A FUNÇÃO PEDAGÓGICA DO SOFRIMENTO HUMANO
Dom João Santos Cardoso
Arcebispo de Natal (RN)
O sofrimento humano é uma realidade inescapável da
existência. Todos, em algum momento da vida, enfrentam dores físicas,
emocionais ou espirituais. Mas qual é a razão do sofrimento? Seria ele um
absurdo sem sentido ou pode ser compreendido como parte de um processo de
crescimento e aprendizado? A partir de uma reflexão teológica, especialmente
baseada na Carta aos Hebreus (12,4-7.11-15), e do pensamento de filósofos como
Søren Kierkegaard, Emmanuel Lévinas e Viktor Frankl, podemos considerar o
sofrimento sob uma perspectiva pedagógica e redentora.
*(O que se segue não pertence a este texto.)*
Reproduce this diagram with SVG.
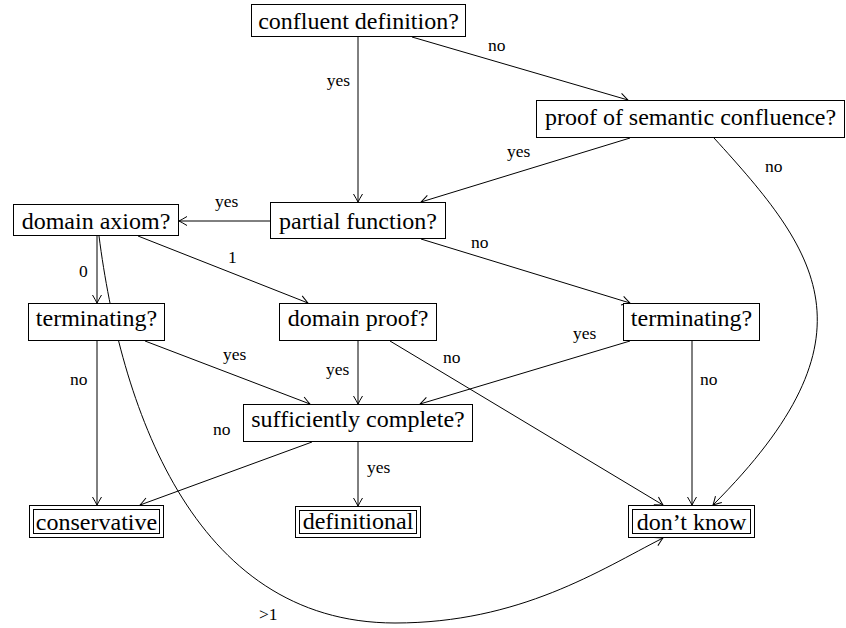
<svg xmlns="http://www.w3.org/2000/svg" width="846" height="628" viewBox="0 0 846 628">
<rect width="846" height="628" fill="#fff"/>
<defs>
<marker id="a" markerUnits="userSpaceOnUse" markerWidth="12" markerHeight="12" viewBox="-10 -6 12 12" refX="0" refY="0" orient="auto">
<path d="M-8,-4.5 Q-2.5,-1.2 0,0 Q-2.5,1.2 -8,4.5" fill="none" stroke="#000" stroke-width="1"/>
</marker>
</defs>
<g id="connectors" fill="none" stroke="#000" stroke-width="1" marker-end="url(#a)">
<path d="M358,37 L358,202"/>
<path d="M412,37 L628,100"/>
<path d="M630,138 L421,202"/>
<path d="M714,138 C817,251 883,335 713,505"/>
<path d="M270,221 L179,221"/>
<path d="M421,239 L630,303"/>
<path d="M97,236 L97,303"/>
<path d="M138,236 L308,303"/>
<path d="M99,236 C120,400 190,623 395,623 C520,623 600,570 663,538"/>
<path d="M97,341 L97,505"/>
<path d="M145,341 L310,404"/>
<path d="M358,341 L358,404"/>
<path d="M390,341 L663,505"/>
<path d="M630,341 L420,404"/>
<path d="M692,341 L692,505"/>
<path d="M312,442 L140,505"/>
<path d="M358,442 L358,506"/>
</g>
<g id="labels">
<text font-family="Liberation Serif" font-size="17.5" x="350" y="86" text-anchor="end">yes</text>
<text font-family="Liberation Serif" font-size="17.5" x="488" y="51">no</text>
<text font-family="Liberation Serif" font-size="17.5" x="507" y="157">yes</text>
<text font-family="Liberation Serif" font-size="17.5" x="765" y="172">no</text>
<text font-family="Liberation Serif" font-size="17.5" x="215" y="207">yes</text>
<text font-family="Liberation Serif" font-size="17.5" x="471" y="248">no</text>
<text font-family="Liberation Serif" font-size="17.5" x="79" y="277">0</text>
<text font-family="Liberation Serif" font-size="17.5" x="228" y="263">1</text>
<text font-family="Liberation Serif" font-size="17.5" x="70" y="385">no</text>
<text font-family="Liberation Serif" font-size="17.5" x="223" y="360">yes</text>
<text font-family="Liberation Serif" font-size="17.5" x="326" y="375">yes</text>
<text font-family="Liberation Serif" font-size="17.5" x="443" y="363">no</text>
<text font-family="Liberation Serif" font-size="17.5" x="573" y="339">yes</text>
<text font-family="Liberation Serif" font-size="17.5" x="700" y="385">no</text>
<text font-family="Liberation Serif" font-size="17.5" x="213" y="435">no</text>
<text font-family="Liberation Serif" font-size="17.5" x="367" y="473">yes</text>
<text font-family="Liberation Serif" font-size="17.5" x="259" y="620">&gt;1</text>
</g>
<g id="confluent">
<rect x="251.5" y="4.5" width="214" height="32" fill="#fff" stroke="#000"/>
<text font-family="Liberation Serif" font-size="24" text-anchor="middle" x="358.5" y="29">confluent definition?</text>
</g>
<g id="semantic">
<rect x="536.5" y="100.5" width="308" height="37" fill="#fff" stroke="#000"/>
<text font-family="Liberation Serif" font-size="24" text-anchor="middle" x="690.5" y="125">proof of semantic confluence?</text>
</g>
<g id="domainaxiom">
<rect x="13.5" y="204.5" width="165" height="31" fill="#fff" stroke="#000"/>
<text font-family="Liberation Serif" font-size="24" text-anchor="middle" x="96" y="229">domain axiom?</text>
</g>
<g id="partial">
<rect x="270.5" y="202.5" width="175" height="36" fill="#fff" stroke="#000"/>
<text font-family="Liberation Serif" font-size="24" text-anchor="middle" x="358" y="229">partial function?</text>
</g>
<g id="termL">
<rect x="28.5" y="303.5" width="136" height="37" fill="#fff" stroke="#000"/>
<text font-family="Liberation Serif" font-size="24" text-anchor="middle" x="96.5" y="326">terminating?</text>
</g>
<g id="domainproof">
<rect x="279.5" y="303.5" width="157" height="37" fill="#fff" stroke="#000"/>
<text font-family="Liberation Serif" font-size="24" text-anchor="middle" x="358" y="326">domain proof?</text>
</g>
<g id="termR">
<rect x="623.5" y="303.5" width="136" height="37" fill="#fff" stroke="#000"/>
<text font-family="Liberation Serif" font-size="24" text-anchor="middle" x="691.5" y="326">terminating?</text>
</g>
<g id="suff">
<rect x="243.5" y="404.5" width="229" height="37" fill="#fff" stroke="#000"/>
<text font-family="Liberation Serif" font-size="24" text-anchor="middle" x="358" y="427">sufficiently complete?</text>
</g>
<g id="conservative">
<rect x="29.5" y="505.5" width="134" height="32" fill="#fff" stroke="#000"/>
<rect x="33.5" y="509.5" width="126" height="24" fill="#fff" stroke="#000"/>
<text font-family="Liberation Serif" font-size="24" text-anchor="middle" x="96.5" y="530">conservative</text>
</g>
<g id="definitional">
<rect x="295.5" y="506.5" width="125" height="31" fill="#fff" stroke="#000"/>
<rect x="299.5" y="510.5" width="117" height="23" fill="#fff" stroke="#000"/>
<text font-family="Liberation Serif" font-size="24" text-anchor="middle" x="358" y="529">definitional</text>
</g>
<g id="dontknow">
<rect x="628.5" y="505.5" width="126" height="32" fill="#fff" stroke="#000"/>
<rect x="632.5" y="509.5" width="118" height="24" fill="#fff" stroke="#000"/>
<text font-family="Liberation Serif" font-size="24" text-anchor="middle" x="691.5" y="530">don&#8217;t know</text>
</g>
</svg>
A Carta aos Hebreus nos ensina que o sofrimento não deve ser
visto como uma punição sem propósito, mas como um meio pelo qual Deus educa
seus filhos. O autor sagrado nos exorta a perseverar na luta contra as
estruturas de pecado que se opõem ao Reino de Deus: “Vós ainda não
resististes até ao sangue na vossa luta contra o pecado” (Hb 12,4).
Essa luta traz consigo dores e tribulações, mas também purifica e fortalece o
espírito. Como um pai corrige o filho a quem ama, Deus permite que seus filhos
passem por provações para que possam crescer na santidade e na justiça: “Pois
qual é o filho a quem o pai não corrige?” (Hb 12,7). Embora nenhuma
correção seja prazerosa quando ocorre, ela gera frutos de paz e justiça
naqueles que foram exercitados por ela (cf. Hb 12,11).
A vida cristã comporta desafios e exige coragem, resiliência
e uma profunda comunhão com Cristo. Ele, sendo inocente, sofreu até o extremo
da cruz e, por sua obediência ao Pai, conferiu ao sofrimento um sentido
redentor. A dor não é um fim em si mesma, mas um caminho para a purificação e a
santificação: “Firmem as mãos cansadas e fortaleçam os joelhos
enfraquecidos” (Hb 12,12).
Søren Kierkegaard, em O Desespero Humano (1849),
considera o sofrimento essencial à existência humana. Ele pode levar à angústia
e ao desespero, mas também à fé verdadeira. Para ele, a dor confronta o ser
humano com a finitude e fragilidade da vida e o conduz a um “salto de fé” em
Deus, abrindo caminho para uma relação autêntica com o Transcendente,
encontrando um sentido mais profundo para sua existência.
Para Emmanuel Lévinas, em Ética e Infinito (1982),
o sofrimento não pode ser reduzido a uma explicação racional. Ele nos interpela
e exige uma resposta ética e compassiva. A dor do outro nos desafia a sair do
egocentrismo e assumir a responsabilidade ética por ele. Assim, o sofrimento
transcende a experiência individual e se torna um chamado moral à solidariedade
e ao amor ao próximo.
Viktor Frankl, psiquiatra e sobrevivente do Holocausto,
em Em Busca de Sentido (1946), argumenta que o sofrimento pode
ter significado quando vivido com propósito. Mesmo nas condições mais extremas,
como nos campos de concentração nazistas, Frankl observou que aqueles que
encontravam um sentido em seu sofrimento eram mais resilientes. Para ele, não é
o que nos acontece que nos define, mas a maneira como reagimos diante do
sofrimento.
Frankl propõe que buscar um sentido para a vida pode
transformar a dor em um caminho de crescimento. Essa visão se alinha à
perspectiva cristã, que vê o sofrimento como um meio de santificação e
participação no mistério redentor de Cristo.
O sofrimento humano pode parecer absurdo sob uma perspectiva
materialista. No entanto, a teologia e a filosofia mostram que ele pode ter uma
dimensão pedagógica, redentora e ética. A Carta aos Hebreus nos ensina que Deus
permite o sofrimento como forma de educação espiritual. Kierkegaard demonstra
que a dor pode levar à fé autêntica, enquanto Lévinas nos chama à
responsabilidade pelo sofrimento alheio. Por fim, Frankl nos lembra que o
sofrimento pode ser suportado quando encontramos um sentido nele.
Longe de ser um absurdo, o sofrimento pode nos conduzir ao
crescimento, à transcendência e à solidariedade. Como afirma a Escritura: “Meus
irmãos, tende por motivo de grande alegria o passardes por várias provações,
sabendo que a prova da vossa fé produz perseverança” (Tg 1,2-3).